Description of the task :: Without the images, output each record below as it stands.

Entries with chart source code ::
####

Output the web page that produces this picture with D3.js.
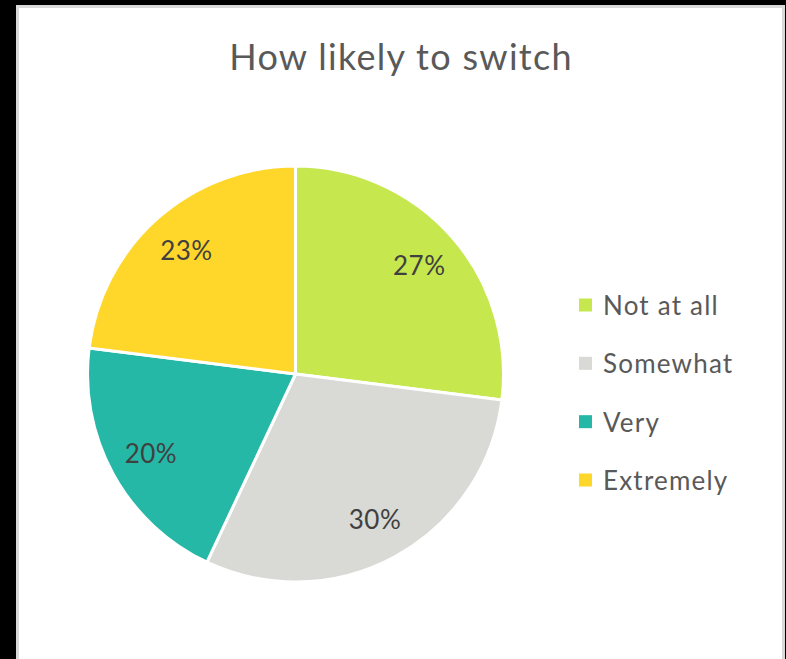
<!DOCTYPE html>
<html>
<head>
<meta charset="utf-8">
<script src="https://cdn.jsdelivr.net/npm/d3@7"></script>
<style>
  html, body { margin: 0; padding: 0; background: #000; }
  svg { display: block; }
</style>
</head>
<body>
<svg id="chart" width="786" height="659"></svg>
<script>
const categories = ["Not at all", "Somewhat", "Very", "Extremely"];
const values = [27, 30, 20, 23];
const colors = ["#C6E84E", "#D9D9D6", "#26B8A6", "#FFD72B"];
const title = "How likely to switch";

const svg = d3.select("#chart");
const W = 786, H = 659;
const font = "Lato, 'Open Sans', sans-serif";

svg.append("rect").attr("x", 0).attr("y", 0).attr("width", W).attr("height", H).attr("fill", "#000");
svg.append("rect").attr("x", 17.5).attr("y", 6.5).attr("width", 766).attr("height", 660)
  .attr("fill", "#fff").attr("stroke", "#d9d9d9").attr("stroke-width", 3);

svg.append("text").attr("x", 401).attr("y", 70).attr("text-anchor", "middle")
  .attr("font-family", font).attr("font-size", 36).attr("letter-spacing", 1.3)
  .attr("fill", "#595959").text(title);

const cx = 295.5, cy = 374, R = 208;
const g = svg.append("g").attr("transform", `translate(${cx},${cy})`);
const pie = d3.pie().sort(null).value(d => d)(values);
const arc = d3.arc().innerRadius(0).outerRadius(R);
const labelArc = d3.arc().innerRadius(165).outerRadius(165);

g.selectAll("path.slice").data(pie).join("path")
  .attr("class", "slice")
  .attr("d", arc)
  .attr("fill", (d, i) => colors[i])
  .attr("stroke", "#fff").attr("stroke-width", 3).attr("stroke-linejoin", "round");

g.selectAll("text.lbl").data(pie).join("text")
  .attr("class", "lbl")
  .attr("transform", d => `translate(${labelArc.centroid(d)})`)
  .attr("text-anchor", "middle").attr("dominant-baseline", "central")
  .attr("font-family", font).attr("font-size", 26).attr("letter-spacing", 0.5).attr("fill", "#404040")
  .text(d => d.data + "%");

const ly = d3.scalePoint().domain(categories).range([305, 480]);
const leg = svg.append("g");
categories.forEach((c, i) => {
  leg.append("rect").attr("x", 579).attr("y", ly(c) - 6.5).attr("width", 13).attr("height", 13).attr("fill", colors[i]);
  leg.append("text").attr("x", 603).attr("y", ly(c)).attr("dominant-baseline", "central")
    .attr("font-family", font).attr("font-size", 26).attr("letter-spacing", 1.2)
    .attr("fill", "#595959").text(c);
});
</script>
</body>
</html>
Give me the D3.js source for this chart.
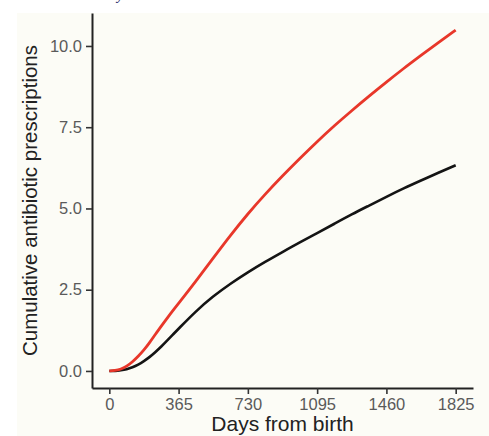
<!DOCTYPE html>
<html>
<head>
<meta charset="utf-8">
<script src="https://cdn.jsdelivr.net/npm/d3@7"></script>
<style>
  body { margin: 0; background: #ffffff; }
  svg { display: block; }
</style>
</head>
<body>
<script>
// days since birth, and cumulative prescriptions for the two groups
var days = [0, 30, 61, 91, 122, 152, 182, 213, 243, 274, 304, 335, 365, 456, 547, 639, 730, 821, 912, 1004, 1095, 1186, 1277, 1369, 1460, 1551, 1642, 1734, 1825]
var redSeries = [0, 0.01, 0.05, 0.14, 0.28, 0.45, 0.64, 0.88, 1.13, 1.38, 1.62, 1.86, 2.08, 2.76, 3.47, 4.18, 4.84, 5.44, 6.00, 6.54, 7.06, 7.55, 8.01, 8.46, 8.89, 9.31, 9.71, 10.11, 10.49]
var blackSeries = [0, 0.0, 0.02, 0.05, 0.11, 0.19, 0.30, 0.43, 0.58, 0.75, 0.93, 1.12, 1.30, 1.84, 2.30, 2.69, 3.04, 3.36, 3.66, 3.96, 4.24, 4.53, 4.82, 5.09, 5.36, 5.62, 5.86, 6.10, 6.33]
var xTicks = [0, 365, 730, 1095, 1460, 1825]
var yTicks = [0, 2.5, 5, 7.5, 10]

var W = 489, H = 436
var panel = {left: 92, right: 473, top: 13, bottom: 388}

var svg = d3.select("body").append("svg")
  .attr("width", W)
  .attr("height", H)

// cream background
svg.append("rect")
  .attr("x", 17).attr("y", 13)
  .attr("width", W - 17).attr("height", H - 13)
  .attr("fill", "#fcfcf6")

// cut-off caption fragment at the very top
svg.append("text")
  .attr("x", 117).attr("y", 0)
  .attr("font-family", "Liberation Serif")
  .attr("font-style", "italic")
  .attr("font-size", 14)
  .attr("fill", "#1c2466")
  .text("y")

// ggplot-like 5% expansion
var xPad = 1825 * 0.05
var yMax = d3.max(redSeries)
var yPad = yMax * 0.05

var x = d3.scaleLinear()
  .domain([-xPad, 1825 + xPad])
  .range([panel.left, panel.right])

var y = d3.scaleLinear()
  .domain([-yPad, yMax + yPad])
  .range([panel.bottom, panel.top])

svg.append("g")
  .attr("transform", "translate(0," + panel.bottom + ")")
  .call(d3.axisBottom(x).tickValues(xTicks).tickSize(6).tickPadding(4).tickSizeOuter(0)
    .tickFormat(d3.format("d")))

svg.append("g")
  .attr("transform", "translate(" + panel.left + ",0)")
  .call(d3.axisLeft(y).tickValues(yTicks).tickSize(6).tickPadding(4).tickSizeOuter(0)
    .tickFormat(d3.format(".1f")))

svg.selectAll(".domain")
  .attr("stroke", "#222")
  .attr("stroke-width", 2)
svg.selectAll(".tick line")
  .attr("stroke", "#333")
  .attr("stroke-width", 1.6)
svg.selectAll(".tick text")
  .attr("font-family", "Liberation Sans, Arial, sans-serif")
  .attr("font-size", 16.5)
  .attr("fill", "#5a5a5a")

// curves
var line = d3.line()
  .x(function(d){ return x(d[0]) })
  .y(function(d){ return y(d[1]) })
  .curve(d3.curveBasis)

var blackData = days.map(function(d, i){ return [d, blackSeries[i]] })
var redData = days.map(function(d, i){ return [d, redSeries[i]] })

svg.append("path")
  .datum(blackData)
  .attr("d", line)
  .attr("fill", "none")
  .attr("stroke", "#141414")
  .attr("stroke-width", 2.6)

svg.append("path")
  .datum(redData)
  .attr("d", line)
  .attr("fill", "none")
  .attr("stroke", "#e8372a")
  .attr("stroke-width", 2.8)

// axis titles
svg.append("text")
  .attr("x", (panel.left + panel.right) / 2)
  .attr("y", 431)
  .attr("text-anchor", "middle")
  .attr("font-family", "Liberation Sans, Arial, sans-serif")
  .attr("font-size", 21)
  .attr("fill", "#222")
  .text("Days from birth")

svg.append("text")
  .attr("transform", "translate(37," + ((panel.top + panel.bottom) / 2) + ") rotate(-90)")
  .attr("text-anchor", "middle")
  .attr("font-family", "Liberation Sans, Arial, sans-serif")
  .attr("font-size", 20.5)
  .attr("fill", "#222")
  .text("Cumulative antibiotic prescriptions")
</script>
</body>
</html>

####

Exercise result ::
Output the web page that produces this picture with D3.js.
<!DOCTYPE html>
<html>
<head>
<meta charset="utf-8">
<script src="https://cdn.jsdelivr.net/npm/d3@7"></script>
<style>
  html, body { margin: 0; padding: 0; background: #000; }
  svg { display: block; }
</style>
</head>
<body>
<svg id="chart" width="786" height="659"></svg>
<script>
const categories = ["Not at all", "Somewhat", "Very", "Extremely"];
const values = [27, 30, 20, 23];
const colors = ["#C6E84E", "#D9D9D6", "#26B8A6", "#FFD72B"];
const title = "How likely to switch";

const svg = d3.select("#chart");
const W = 786, H = 659;
const font = "Lato, 'Open Sans', sans-serif";

svg.append("rect").attr("x", 0).attr("y", 0).attr("width", W).attr("height", H).attr("fill", "#000");
svg.append("rect").attr("x", 17.5).attr("y", 6.5).attr("width", 766).attr("height", 660)
  .attr("fill", "#fff").attr("stroke", "#d9d9d9").attr("stroke-width", 3);

svg.append("text").attr("x", 401).attr("y", 70).attr("text-anchor", "middle")
  .attr("font-family", font).attr("font-size", 36).attr("letter-spacing", 1.3)
  .attr("fill", "#595959").text(title);

const cx = 295.5, cy = 374, R = 208;
const g = svg.append("g").attr("transform", `translate(${cx},${cy})`);
const pie = d3.pie().sort(null).value(d => d)(values);
const arc = d3.arc().innerRadius(0).outerRadius(R);
const labelArc = d3.arc().innerRadius(165).outerRadius(165);

g.selectAll("path.slice").data(pie).join("path")
  .attr("class", "slice")
  .attr("d", arc)
  .attr("fill", (d, i) => colors[i])
  .attr("stroke", "#fff").attr("stroke-width", 3).attr("stroke-linejoin", "round");

g.selectAll("text.lbl").data(pie).join("text")
  .attr("class", "lbl")
  .attr("transform", d => `translate(${labelArc.centroid(d)})`)
  .attr("text-anchor", "middle").attr("dominant-baseline", "central")
  .attr("font-family", font).attr("font-size", 26).attr("letter-spacing", 0.5).attr("fill", "#404040")
  .text(d => d.data + "%");

const ly = d3.scalePoint().domain(categories).range([305, 480]);
const leg = svg.append("g");
categories.forEach((c, i) => {
  leg.append("rect").attr("x", 579).attr("y", ly(c) - 6.5).attr("width", 13).attr("height", 13).attr("fill", colors[i]);
  leg.append("text").attr("x", 603).attr("y", ly(c)).attr("dominant-baseline", "central")
    .attr("font-family", font).attr("font-size", 26).attr("letter-spacing", 1.2)
    .attr("fill", "#595959").text(c);
});
</script>
</body>
</html>
Give me the D3.js source for this chart.
<!DOCTYPE html>
<html>
<head>
<meta charset="utf-8">
<script src="https://cdn.jsdelivr.net/npm/d3@7"></script>
<style>
  body { margin: 0; background: #ffffff; }
  svg { display: block; }
</style>
</head>
<body>
<script>
// days since birth, and cumulative prescriptions for the two groups
var days = [0, 30, 61, 91, 122, 152, 182, 213, 243, 274, 304, 335, 365, 456, 547, 639, 730, 821, 912, 1004, 1095, 1186, 1277, 1369, 1460, 1551, 1642, 1734, 1825]
var redSeries = [0, 0.01, 0.05, 0.14, 0.28, 0.45, 0.64, 0.88, 1.13, 1.38, 1.62, 1.86, 2.08, 2.76, 3.47, 4.18, 4.84, 5.44, 6.00, 6.54, 7.06, 7.55, 8.01, 8.46, 8.89, 9.31, 9.71, 10.11, 10.49]
var blackSeries = [0, 0.0, 0.02, 0.05, 0.11, 0.19, 0.30, 0.43, 0.58, 0.75, 0.93, 1.12, 1.30, 1.84, 2.30, 2.69, 3.04, 3.36, 3.66, 3.96, 4.24, 4.53, 4.82, 5.09, 5.36, 5.62, 5.86, 6.10, 6.33]
var xTicks = [0, 365, 730, 1095, 1460, 1825]
var yTicks = [0, 2.5, 5, 7.5, 10]

var W = 489, H = 436
var panel = {left: 92, right: 473, top: 13, bottom: 388}

var svg = d3.select("body").append("svg")
  .attr("width", W)
  .attr("height", H)

// cream background
svg.append("rect")
  .attr("x", 17).attr("y", 13)
  .attr("width", W - 17).attr("height", H - 13)
  .attr("fill", "#fcfcf6")

// cut-off caption fragment at the very top
svg.append("text")
  .attr("x", 117).attr("y", 0)
  .attr("font-family", "Liberation Serif")
  .attr("font-style", "italic")
  .attr("font-size", 14)
  .attr("fill", "#1c2466")
  .text("y")

// ggplot-like 5% expansion
var xPad = 1825 * 0.05
var yMax = d3.max(redSeries)
var yPad = yMax * 0.05

var x = d3.scaleLinear()
  .domain([-xPad, 1825 + xPad])
  .range([panel.left, panel.right])

var y = d3.scaleLinear()
  .domain([-yPad, yMax + yPad])
  .range([panel.bottom, panel.top])

svg.append("g")
  .attr("transform", "translate(0," + panel.bottom + ")")
  .call(d3.axisBottom(x).tickValues(xTicks).tickSize(6).tickPadding(4).tickSizeOuter(0)
    .tickFormat(d3.format("d")))

svg.append("g")
  .attr("transform", "translate(" + panel.left + ",0)")
  .call(d3.axisLeft(y).tickValues(yTicks).tickSize(6).tickPadding(4).tickSizeOuter(0)
    .tickFormat(d3.format(".1f")))

svg.selectAll(".domain")
  .attr("stroke", "#222")
  .attr("stroke-width", 2)
svg.selectAll(".tick line")
  .attr("stroke", "#333")
  .attr("stroke-width", 1.6)
svg.selectAll(".tick text")
  .attr("font-family", "Liberation Sans, Arial, sans-serif")
  .attr("font-size", 16.5)
  .attr("fill", "#5a5a5a")

// curves
var line = d3.line()
  .x(function(d){ return x(d[0]) })
  .y(function(d){ return y(d[1]) })
  .curve(d3.curveBasis)

var blackData = days.map(function(d, i){ return [d, blackSeries[i]] })
var redData = days.map(function(d, i){ return [d, redSeries[i]] })

svg.append("path")
  .datum(blackData)
  .attr("d", line)
  .attr("fill", "none")
  .attr("stroke", "#141414")
  .attr("stroke-width", 2.6)

svg.append("path")
  .datum(redData)
  .attr("d", line)
  .attr("fill", "none")
  .attr("stroke", "#e8372a")
  .attr("stroke-width", 2.8)

// axis titles
svg.append("text")
  .attr("x", (panel.left + panel.right) / 2)
  .attr("y", 431)
  .attr("text-anchor", "middle")
  .attr("font-family", "Liberation Sans, Arial, sans-serif")
  .attr("font-size", 21)
  .attr("fill", "#222")
  .text("Days from birth")

svg.append("text")
  .attr("transform", "translate(37," + ((panel.top + panel.bottom) / 2) + ") rotate(-90)")
  .attr("text-anchor", "middle")
  .attr("font-family", "Liberation Sans, Arial, sans-serif")
  .attr("font-size", 20.5)
  .attr("fill", "#222")
  .text("Cumulative antibiotic prescriptions")
</script>
</body>
</html>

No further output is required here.